Pondok Pesantren (Ponpes) Darussalam Martapura berdiri sebagai salah satu pusat pendidikan Islam tertua dan paling berpengaruh di Kalimantan Selatan, bahkan di Pulau Kalimantan. Letaknya berada di Tanjung Rema, Kecamatan Martapura, Kabupaten Banjar, Kalsel.
Bermula dari perjuangan ulama lokal dalam membangun tradisi keilmuan, spiritualitas, dan kaderisasi ulama sejak awal abad ke-20, pesantren berkembang menjadi lembaga pendidikan Islam yang terus menyesuaikan zaman.
Simak artikel ini untuk mengenal sejarah dari Ponpes Darussalam Martapura, lengkap dengan perkembangannya, yang dirangkum dari situs Perhimpunan Pengembangan Pesantren dan Masyarakat (P3M) serta studi di UIN Antasari.
Awal Berdirinya Ponpes
Martapura merupakan bekas ibu kota Kerajaan Islam Banjar yang memiliki sejarah religiusitas yang mendalam. Kota ini dikenal sebagai pusat penyebaran agama Islam, yang melahirkan banyak ulama besar.
Salah satu ulama terkemuka, Syekh Muhammad Arsyad Al-Banjari, mendirikan pesantren di desa Dalam Pagar Martapura yang menghasilkan banyak ulama dan da'i. Setelah wafatnya Syekh Muhammad Arsyad al-Banjari pada tahun 1777 M, Martapura tetap menjadi pusat studi agama di Kalimantan.
Pada awal abad ke-19, ide-ide pembaruan Islam mulai masuk ke Nusantara, termasuk Martapura. Kondisi pendidikan Islam saat itu masih tradisional, dilakukan di musala, surau, atau rumah para ulama.
Dorongan untuk melakukan pembaruan semakin menguat seiring dengan berdirinya sekolah-sekolah umum oleh pemerintah kolonial Belanda yang bertujuan untuk mengokohkan kepentingan kolonial dan misi kristenisasi.
Puncaknya, pada 14 Juli 1914, dengan dimotori oleh KH Djamaluddin, didirikanlah sebuah lembaga pendidikan Islam bernama "Madrasah Darussalam" di kampung Pasayangan Martapura. Madrasah ini kemudian berkembang menjadi pesantren.

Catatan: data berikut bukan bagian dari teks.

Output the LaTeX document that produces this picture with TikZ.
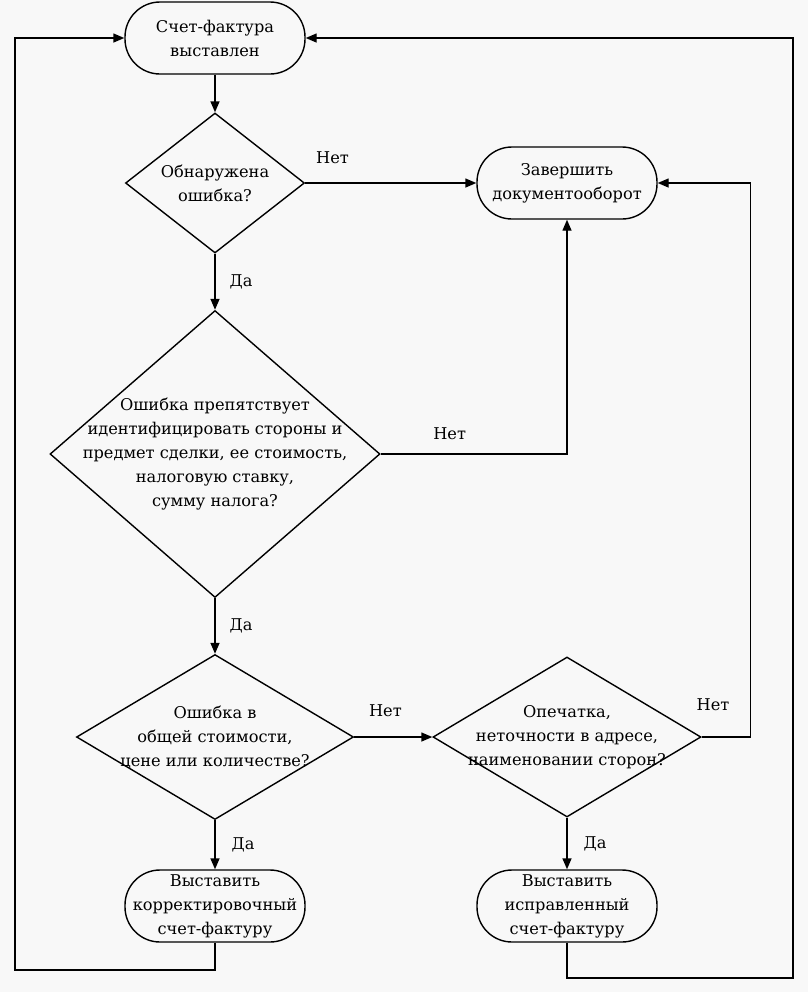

KH Djamaluddin adalah pendiri sekaligus pimpinan pertama (1914-1919) dan juga dikenal sebagai presiden Syarikat Islam (SI). Pada masa awal berdirinya, pesantren ini masih menggunakan sistem pengajaran tradisional dengan materi terbatas pada bidang keagamaan. Pengajaran dilakukan dengan sistem halaqah, di mana para murid duduk mengelilingi guru tanpa mengenal kelas atau batasan umur.
Transformasi ke Sistem Klasikal
Setelah KH Djamaluddin wafat, kepemimpinan dilanjutkan oleh KH Hasan Ahmad. Namun, lompatan besar dalam pembaharuan pesantren terjadi di bawah kepemimpinan KH Kasyful Anwar (1922-1940).
Beliau dianggap sebagai pendiri sistem pendidikan pesantren di Darussalam Martapura karena melakukan reformasi fundamental. Di antaranya mengubah nama menjadi "Madrasatul 'imad fi Ta'limil Aulad Darussalam". Beliau juga merombak gedung lama menjadi bangunan baru yang bertingkat.
Beliau meninggalkan sistem halaqah dan memperkenalkan sistem klasikal atau madrasah dengan jenjang pendidikan yang jelas, yakni Tahdiriyah (3 tahun), Ibtidaiyah (3 tahun), dan Tsanawiyah (3 tahun). Beliau juga menyusun kitab-kitab standar untuk pengajaran.
Tantangan Masa Jepang hingga Kemerdekaan
Pada masa kepemimpinan KH Abdul Qadir Hasan, pesantren menghadapi pergolakan akibat pendudukan Jepang. Bangunan pesantren dipaksa menjadi asrama tentara, namun kegiatan belajar tetap dilanjutkan secara sembunyi-sembunyi di rumah-rumah para guru.
Setelah revolusi kemerdekaan, Darussalam bisa berkembang sangat pesat. Di bawah kepemimpinan KH Anang Sya'rani Arief (1959-1969) dan KH Salim Ma'ruf (1969-1976), dilakukan penyempurnaan sistem pengajaran, penambahan jumlah santri dan guru.
Selain itu, didirikan lembaga pendidikan lanjutan seperti Isti'dadul Mu'allimin Darussalam, yaitu Lembaga khusus untuk persiapan guru agama yang mulai memasukkan kurikulum pelajaran umum, serta Fakultas Syari'ah Darussalam untuk untuk tingkat perguruan tinggi.